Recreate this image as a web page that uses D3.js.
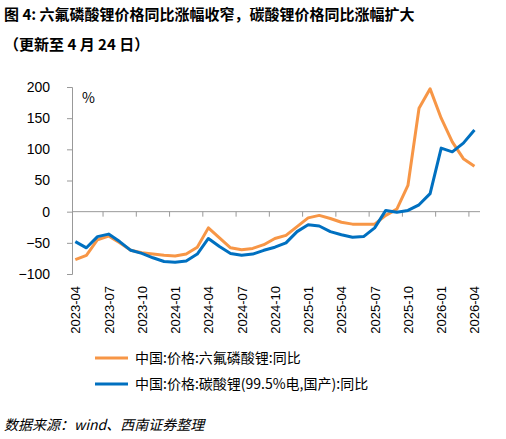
<!DOCTYPE html>
<html><head><meta charset="utf-8">
<script src="https://cdn.jsdelivr.net/npm/d3@7"></script>
<style>body{margin:0;background:#fff;} text{font-family:"Noto Sans CJK SC","Noto Sans",sans-serif;}</style>
</head><body><svg id="c" width="506" height="439"></svg>
<script>
var months = [];
for (var yy = 2023; yy <= 2026; yy++) for (var mm = 1; mm <= 12; mm++) {
    if ((yy == 2023 && mm < 4) || (yy == 2026 && mm > 4)) continue;
    months.push(yy + "-" + (mm < 10 ? "0" + mm : mm));
}
var lipf6 = [-77,-70,-45,-39,-50,-62,-66,-68,-70,-71,-68,-57,-26,-42,-58,-61,-59,-53,-43,-38,-24,-10,-6,-11,-17,-20,-20,-20,-6,4,42,166,197,150,112,85,73];
var li2co3 = [-48,-58,-40,-36,-48,-62,-67,-74,-80,-81,-79,-68,-43,-56,-67,-70,-68,-62,-57,-50,-32,-21,-23,-32,-37,-41,-40,-26,2,-1,2,11,29,102,96,110,131];
var yTicks = [-100,-50,0,50,100,150,200];
var seriesNames = ["中国:价格:六氟磷酸锂:同比", "中国:价格:碳酸锂(99.5%电,国产):同比"];
var colors = ["#f79646", "#0070c0"];

var svg = d3.select("#c");
var x = d3.scaleLinear().domain([-0.3, 36.5]).range([72, 480]);
var y = d3.scaleLinear().domain([-100, 200]).range([274, 87]);

svg.append("text").attr("x", 4).attr("y", 20).attr("font-size", 15).attr("font-weight", "bold")
    .text("图 4: 六氟磷酸锂价格同比涨幅收窄，碳酸锂价格同比涨幅扩大");
svg.append("text").attr("x", 4).attr("y", 50).attr("font-size", 15).attr("font-weight", "bold")
    .text("（更新至 4 月 24 日）");

// y axis
var ya = svg.append("g").attr("transform", "translate(72,0)")
    .call(d3.axisLeft(y).tickValues(yTicks).tickSize(5));
ya.select(".domain").attr("stroke", "#999");
ya.selectAll(".tick line").attr("stroke", "#999");
ya.selectAll("text").attr("font-size", 14).attr("fill", "#000").attr("x", -22)
    .style("font-family", "Arial, 'Liberation Sans', sans-serif");
svg.append("text").attr("x", 82).attr("y", 103).attr("font-size", 14).text("%");

// x axis at zero
var xa = svg.append("g").attr("transform", "translate(0," + y(0) + ")");
xa.append("line").attr("x1", 72).attr("x2", 480).attr("stroke", "#999");
var tickPos = d3.range(2.5, 37, 3);
xa.selectAll(".t").data(tickPos).enter().append("line")
    .attr("x1", function(d) { return x(d); }).attr("x2", function(d) { return x(d); })
    .attr("y1", 0).attr("y2", 5).attr("stroke", "#999");

var labelIdx = d3.range(0, 37, 3);
svg.selectAll(".xl").data(labelIdx).enter().append("text")
    .attr("transform", function(d) { return "translate(" + (x(d) + 5) + ",286) rotate(-90)"; })
    .attr("text-anchor", "end").attr("font-size", 13)
    .style("font-family", "Arial, 'Liberation Sans', sans-serif")
    .text(function(d) { return months[d]; });

var line = d3.line().x(function(d, i) { return x(i); }).y(function(d) { return y(d); });
[lipf6, li2co3].forEach(function(s, k) {
    svg.append("path").datum(s).attr("d", line).attr("fill", "none")
        .attr("stroke", colors[k]).attr("stroke-width", 3).attr("stroke-linejoin", "round");
});

// legend
seriesNames.forEach(function(n, k) {
    var ly = 358 + k * 26;
    svg.append("line").attr("x1", 95).attr("x2", 128).attr("y1", ly).attr("y2", ly)
        .attr("stroke", colors[k]).attr("stroke-width", 3);
    svg.append("text").attr("x", 135).attr("y", ly + 5).attr("font-size", 14).text(n);
});

svg.append("text").attr("x", 4).attr("y", 430).attr("font-size", 14).attr("font-style", "italic")
    .text("数据来源：wind、西南证券整理");
</script></body></html>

--*--

▶ _TASK OBJECTIVE_
Transcribe the listing in full and omit the pictures.

▶ _THE RESULT_
Recreate this image as a web page that uses D3.js.
<!DOCTYPE html>
<html><head><meta charset="utf-8">
<script src="https://cdn.jsdelivr.net/npm/d3@7"></script>
<style>body{margin:0;background:#fff;} text{font-family:"Noto Sans CJK SC","Noto Sans",sans-serif;}</style>
</head><body><svg id="c" width="506" height="439"></svg>
<script>
var months = [];
for (var yy = 2023; yy <= 2026; yy++) for (var mm = 1; mm <= 12; mm++) {
    if ((yy == 2023 && mm < 4) || (yy == 2026 && mm > 4)) continue;
    months.push(yy + "-" + (mm < 10 ? "0" + mm : mm));
}
var lipf6 = [-77,-70,-45,-39,-50,-62,-66,-68,-70,-71,-68,-57,-26,-42,-58,-61,-59,-53,-43,-38,-24,-10,-6,-11,-17,-20,-20,-20,-6,4,42,166,197,150,112,85,73];
var li2co3 = [-48,-58,-40,-36,-48,-62,-67,-74,-80,-81,-79,-68,-43,-56,-67,-70,-68,-62,-57,-50,-32,-21,-23,-32,-37,-41,-40,-26,2,-1,2,11,29,102,96,110,131];
var yTicks = [-100,-50,0,50,100,150,200];
var seriesNames = ["中国:价格:六氟磷酸锂:同比", "中国:价格:碳酸锂(99.5%电,国产):同比"];
var colors = ["#f79646", "#0070c0"];

var svg = d3.select("#c");
var x = d3.scaleLinear().domain([-0.3, 36.5]).range([72, 480]);
var y = d3.scaleLinear().domain([-100, 200]).range([274, 87]);

svg.append("text").attr("x", 4).attr("y", 20).attr("font-size", 15).attr("font-weight", "bold")
    .text("图 4: 六氟磷酸锂价格同比涨幅收窄，碳酸锂价格同比涨幅扩大");
svg.append("text").attr("x", 4).attr("y", 50).attr("font-size", 15).attr("font-weight", "bold")
    .text("（更新至 4 月 24 日）");

// y axis
var ya = svg.append("g").attr("transform", "translate(72,0)")
    .call(d3.axisLeft(y).tickValues(yTicks).tickSize(5));
ya.select(".domain").attr("stroke", "#999");
ya.selectAll(".tick line").attr("stroke", "#999");
ya.selectAll("text").attr("font-size", 14).attr("fill", "#000").attr("x", -22)
    .style("font-family", "Arial, 'Liberation Sans', sans-serif");
svg.append("text").attr("x", 82).attr("y", 103).attr("font-size", 14).text("%");

// x axis at zero
var xa = svg.append("g").attr("transform", "translate(0," + y(0) + ")");
xa.append("line").attr("x1", 72).attr("x2", 480).attr("stroke", "#999");
var tickPos = d3.range(2.5, 37, 3);
xa.selectAll(".t").data(tickPos).enter().append("line")
    .attr("x1", function(d) { return x(d); }).attr("x2", function(d) { return x(d); })
    .attr("y1", 0).attr("y2", 5).attr("stroke", "#999");

var labelIdx = d3.range(0, 37, 3);
svg.selectAll(".xl").data(labelIdx).enter().append("text")
    .attr("transform", function(d) { return "translate(" + (x(d) + 5) + ",286) rotate(-90)"; })
    .attr("text-anchor", "end").attr("font-size", 13)
    .style("font-family", "Arial, 'Liberation Sans', sans-serif")
    .text(function(d) { return months[d]; });

var line = d3.line().x(function(d, i) { return x(i); }).y(function(d) { return y(d); });
[lipf6, li2co3].forEach(function(s, k) {
    svg.append("path").datum(s).attr("d", line).attr("fill", "none")
        .attr("stroke", colors[k]).attr("stroke-width", 3).attr("stroke-linejoin", "round");
});

// legend
seriesNames.forEach(function(n, k) {
    var ly = 358 + k * 26;
    svg.append("line").attr("x1", 95).attr("x2", 128).attr("y1", ly).attr("y2", ly)
        .attr("stroke", colors[k]).attr("stroke-width", 3);
    svg.append("text").attr("x", 135).attr("y", ly + 5).attr("font-size", 14).text(n);
});

svg.append("text").attr("x", 4).attr("y", 430).attr("font-size", 14).attr("font-style", "italic")
    .text("数据来源：wind、西南证券整理");
</script></body></html>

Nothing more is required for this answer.